BBC Website
Car bomb discovery: Eye-witnesses
http://news.bbc.co.uk/1/hi/uk/6252730.stm

Police disabled a car bomb in central London which was found to be loaded with nails and petrol. People living and working nearby have described the scene.
Officers carried out a controlled explosion after reports of a suspicious vehicle parked in Haymarket shortly before 0200 BST.
The area was cordoned off as forensic experts examined what they described as a "potentially viable explosive device".
Local resident Angela Coster, who lives in Haymarket, told the BBC she found out about the bomb from television news.
"We're in a residential block in Haymarket - it seems strange that there's 18 flats in the block and not one person was woken up. It's kind of off-putting in a way," she said.
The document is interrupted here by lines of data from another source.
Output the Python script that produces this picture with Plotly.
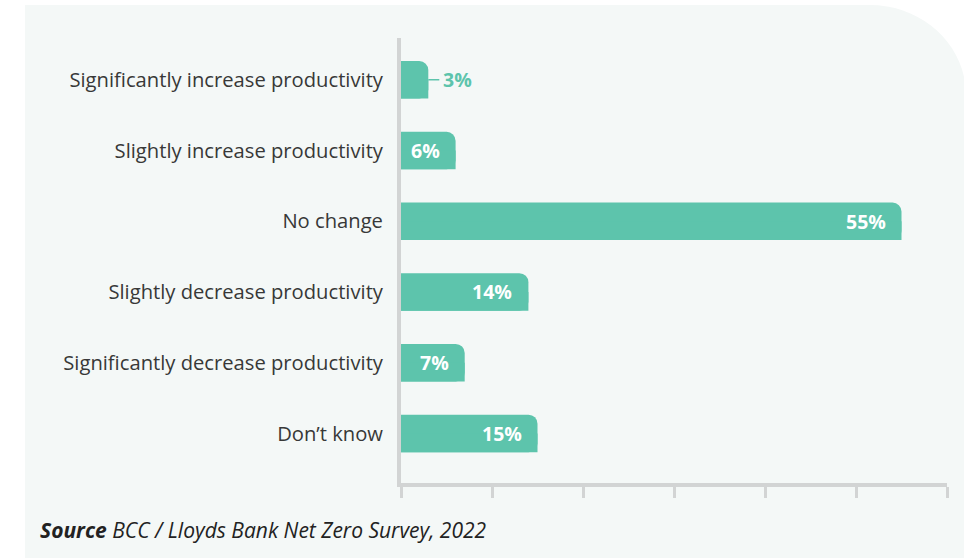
import plotly.graph_objects as go

categories = [
    "Significantly increase productivity",
    "Slightly increase productivity",
    "No change",
    "Slightly decrease productivity",
    "Significantly decrease productivity",
    "Don’t know",
]
values = [3, 6, 55, 14, 7, 15]
labels = [f"{v}%" for v in values]

TEAL = "#5dc4ac"
AXIS = "#d2d4d4"
PANEL = "#f4f8f7"
TEXT = "#383838"
FONT = "Open Sans"

W, H = 964, 558
L, R, T, B = 401, 17, 38, 75
pw, ph = W - L - R, H - T - B

def px2paper(x, y):
    return (x - L) / pw, (H - B - y) / ph

fig = go.Figure()
fig.add_trace(go.Bar(
    x=values, y=categories, orientation="h", width=0.53,
    marker=dict(color=TEAL, cornerradius=9, line=dict(width=0)),
    hoverinfo="skip",
))
# square off bottom-right corner
fig.add_trace(go.Bar(
    x=values, y=categories, orientation="h", width=0.265, offset=0,
    marker=dict(color=TEAL, line=dict(width=0)),
    hoverinfo="skip",
))

annotations = []
shapes = []
# background panel with rounded top-right corner
x0, y0 = px2paper(25, 5)
xc, _ = px2paper(870, 5)
x1, y1 = px2paper(966, 95)
_, yb = px2paper(25, 560)
xe, _ = px2paper(966, 5)
shapes.append(dict(
    type="path", xref="paper", yref="paper", layer="below",
    path=f"M {x0},{yb} L {x0},{y0} L {xc},{y0} C {xc + (xe-xc)*0.55},{y0} {xe},{y0 - (y0-y1)*0.45} {x1},{y1} L {x1},{yb} Z",
    fillcolor=PANEL, line=dict(width=0),
))

for c, v, lab in zip(categories, values, labels):
    if v >= 5:
        annotations.append(dict(
            x=v, y=c, xref="x", yref="y", text=f"<b>{lab}</b>", showarrow=False,
            xanchor="right", xshift=-14, font=dict(family=FONT, size=19.5, color="white"),
        ))
    else:
        annotations.append(dict(
            x=v, y=c, xref="x", yref="y", text=f"<b>{lab}</b>", showarrow=False,
            xanchor="left", xshift=13, font=dict(family=FONT, size=19.5, color=TEAL),
        ))
        shapes.append(dict(
            type="line", xref="x", yref="y", xsizemode="pixel", xanchor=v,
            x0=0, x1=11, y0=categories.index(c), y1=categories.index(c),
            line=dict(color=TEAL, width=1.5),
        ))

sx, sy = px2paper(38, 530)
annotations.append(dict(
    x=sx, y=sy, xref="paper", yref="paper", xanchor="left", yanchor="middle",
    text="<b><i>Source</i></b><i> BCC / Lloyds Bank Net Zero Survey, 2022</i>",
    showarrow=False, font=dict(family=FONT, size=21, color="#222222"),
))

fig.update_layout(
    width=W, height=H,
    margin=dict(l=L, r=R, t=T, b=B),
    paper_bgcolor="white",
    plot_bgcolor="rgba(0,0,0,0)",
    barmode="overlay",
    showlegend=False,
    shapes=shapes,
    annotations=annotations,
    font=dict(family=FONT, size=20, color=TEXT),
    xaxis=dict(
        range=[0, 60], tickvals=[0, 10, 20, 30, 40, 50, 60], showticklabels=False,
        ticks="outside", ticklen=11, tickwidth=3, tickcolor=AXIS,
        showline=True, linecolor=AXIS, linewidth=4, showgrid=False, zeroline=False,
        fixedrange=True,
    ),
    yaxis=dict(
        type="category", categoryorder="array", categoryarray=categories,
        range=[5.7, -0.59], showline=True, linecolor=AXIS, linewidth=4,
        showgrid=False, zeroline=False, ticks="", ticklabelstandoff=10,
        tickfont=dict(family=FONT, size=20.2, color=TEXT), fixedrange=True,
    ),
)

fig.write_html("out.html")
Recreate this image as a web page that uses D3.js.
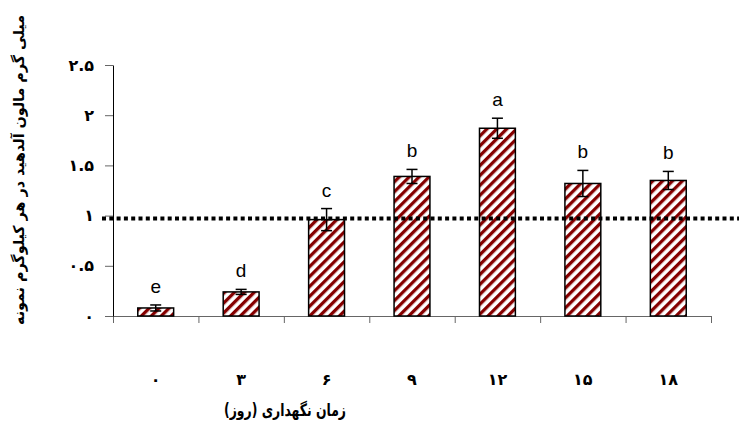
<!DOCTYPE html>
<html lang="fa">
<head>
  <meta charset="UTF-8">
  <title>مالون آلدهید</title>
  <script src="https://d3js.org/d3.v7.min.js"></script>
  <style>
    body { margin: 0; background: #fff; }
    .fa { font-family: "DejaVu Sans", sans-serif; font-weight: bold; }
    .letter { font-family: Arial, "Liberation Sans", sans-serif; font-size: 19px; }
  </style>
</head>
<body>
  <svg width="739" height="425"></svg>
  <script>
    // Storage days and measured values (mg MDA / kg)
    const days = [0, 3, 6, 9, 12, 15, 18];
    const values = [0.08, 0.24, 0.96, 1.39, 1.87, 1.32, 1.35];
    const errors = [0.03, 0.025, 0.11, 0.07, 0.10, 0.13, 0.09];
    const letters = ["e", "d", "c", "b", "a", "b", "b"];
    const yTicks = [0, 0.5, 1, 1.5, 2, 2.5];
    const limit = 0.97;

    const faDigits = "۰۱۲۳۴۵۶۷۸۹";
    const toFa = v => String(v).replace(/\d/g, d => faDigits[d]);

    const margin = { left: 113, right: 28, top: 65, bottom: 109 };
    const W = 739, H = 425;
    const plotW = W - margin.left - margin.right;
    const plotH = H - margin.top - margin.bottom;

    const svg = d3.select("svg");
    const g = svg.append("g").attr("transform", `translate(${margin.left},${margin.top})`);

    const x = d3.scaleBand()
      .domain(days)
      .range([0, plotW])
      .paddingInner(0.58)
      .paddingOuter(0.29);

    const xEdge = d3.scaleLinear().domain([0, days.length]).range([0, plotW]);

    const y = d3.scaleLinear().domain([0, 2.5]).range([plotH, 0]);

    // striped fill
    const pat = svg.append("defs").append("pattern")
      .attr("id", "stripes")
      .attr("patternUnits", "userSpaceOnUse")
      .attr("width", 7).attr("height", 7)
      .attr("patternTransform", "rotate(45)");
    pat.append("rect").attr("width", 7).attr("height", 7).attr("fill", "#fff");
    pat.append("rect").attr("width", 3.3).attr("height", 7).attr("fill", "#850000");

    // x axis (ticks between categories)
    const xAxis = g.append("g")
      .attr("transform", `translate(0,${plotH})`)
      .call(d3.axisBottom(xEdge)
        .tickValues(d3.range(days.length + 1))
        .tickFormat("")
        .tickSize(7)
        .tickSizeOuter(0));
    xAxis.selectAll("path, line").attr("stroke", "#666");

    g.selectAll(".xlab")
      .data(days)
      .enter().append("text")
      .attr("class", "fa")
      .attr("x", d => x(d) + x.bandwidth() / 2)
      .attr("y", plotH + 69)
      .attr("text-anchor", "middle")
      .attr("font-size", 16)
      .text(d => toFa(d));

    // y axis
    const yAxis = g.append("g")
      .call(d3.axisLeft(y)
        .tickValues(yTicks)
        .tickSize(8)
        .tickSizeOuter(0)
        .tickPadding(11)
        .tickFormat(d => toFa(d)));
    yAxis.select(".domain").attr("stroke", "#000");
    yAxis.selectAll(".tick line").attr("stroke", "#666");
    yAxis.selectAll("text").attr("class", "fa").attr("font-size", 16).attr("font-family", null);

    // bars
    g.selectAll(".bar")
      .data(days)
      .enter().append("rect")
      .attr("class", "bar")
      .attr("x", d => x(d))
      .attr("y", (d, i) => y(values[i]))
      .attr("width", x.bandwidth())
      .attr("height", (d, i) => plotH - y(values[i]))
      .attr("fill", "url(#stripes)")
      .attr("stroke", "#000")
      .attr("stroke-width", 1.5);

    // reference line
    g.append("line")
      .attr("x1", -11).attr("x2", W - margin.left)
      .attr("y1", y(limit)).attr("y2", y(limit))
      .attr("stroke", "#000")
      .attr("stroke-width", 4)
      .attr("stroke-dasharray", "4,3.3");

    // error bars
    const eb = g.selectAll(".err")
      .data(days)
      .enter().append("g")
      .attr("transform", d => `translate(${x(d) + x.bandwidth() / 2},0)`);
    eb.append("line")
      .attr("y1", (d, i) => y(values[i] + errors[i]))
      .attr("y2", (d, i) => y(values[i] - errors[i]))
      .attr("stroke", "#000").attr("stroke-width", 1.5);
    [1, -1].forEach(s => {
      eb.append("line")
        .attr("x1", -5.5).attr("x2", 5.5)
        .attr("y1", (d, i) => y(values[i] + s * errors[i]))
        .attr("y2", (d, i) => y(values[i] + s * errors[i]))
        .attr("stroke", "#000").attr("stroke-width", 1.5);
    });

    // significance letters
    g.selectAll(".letter")
      .data(days)
      .enter().append("text")
      .attr("class", "letter")
      .attr("x", d => x(d) + x.bandwidth() / 2)
      .attr("y", (d, i) => y(values[i] + errors[i]) - 12)
      .attr("text-anchor", "middle")
      .text((d, i) => letters[i]);

    // axis titles
    svg.append("text")
      .attr("class", "fa")
      .attr("font-size", 15)
      .attr("text-anchor", "middle")
      .attr("textLength", 310)
      .attr("lengthAdjust", "spacingAndGlyphs")
      .attr("transform", "translate(24,170) rotate(-90)")
      .text("میلی گرم مالون آلدهید در هر کیلوگرم نمونه");

    svg.append("text")
      .attr("class", "fa")
      .attr("font-size", 17)
      .attr("text-anchor", "middle")
      .attr("textLength", 122)
      .attr("lengthAdjust", "spacingAndGlyphs")
      .attr("x", 285)
      .attr("y", 416)
      .text("زمان نگهداری (روز)");
  </script>
</body>
</html>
People are just having a look and obviously wanting to know how they can get to where they're going
Sonja Bakkes
Ms Coster said a police officer could not tell her whether she would be able to return home after work.
"He had no idea whether we'd be able to get back in or not... if the blue tarp is still there I don't think I'll feel very safe," she said.
Another eye-witness Sonja Bakkes said that most people in the area seemed "very blasé" about the situation.
"People are just having a look and obviously wanting to know how they can get to where they're going but everyone's very calm. No one's overly excited.
"Everyone's going to work as usual... I don't think people really know what's going on."
'Movie set'
Alexander Aragon, who lives 100m from Tiger Tiger nightclub, where the suspicious car was found, decided to stay home after police told him that if he left his building he may not be allowed to return.
"Everything's dead quiet," he told the BBC News website. "The best way to describe it, like my wife said, is it's like the movie 28 Days Later." "
He said police were patrolling the area, but by midday they had removed one of the cordons near his block.
Yoo Na Lee, a tourist from Korea, was at the site with her boyfriend and was taking pictures of what she believed was a movie set.
"We thought a Hollywood star was here and it was a movie scene," she said. "We did not know it was the news."
Anxious
Local resident Alan Bassett said that police had surrounded every exit to his apartment building as he left for work in the morning.
"No-one attempted to evacuate us out of the flat as far as I'm aware. They're very anxious not to let me go back into my flat now," he said.
"If I hadn't put the BBC on this morning I'd have had no idea what was going on at all."
Robert Hoadley, who manages many of the landmark buildings in the area - including The Trocadero, London Pavilion and Lillywhite's - told the BBC the bomb was found at a busy time of day in that part of town.
"This time of the morning you've got a lot of bus routes going down past there, I think the number 38 bus - one of the main bus routes into Victoria goes past there - so that's certainly where I saw the barriers up and the screens up from the back of the police cordon at the Lillywhite's end of Jermyn Street," he said.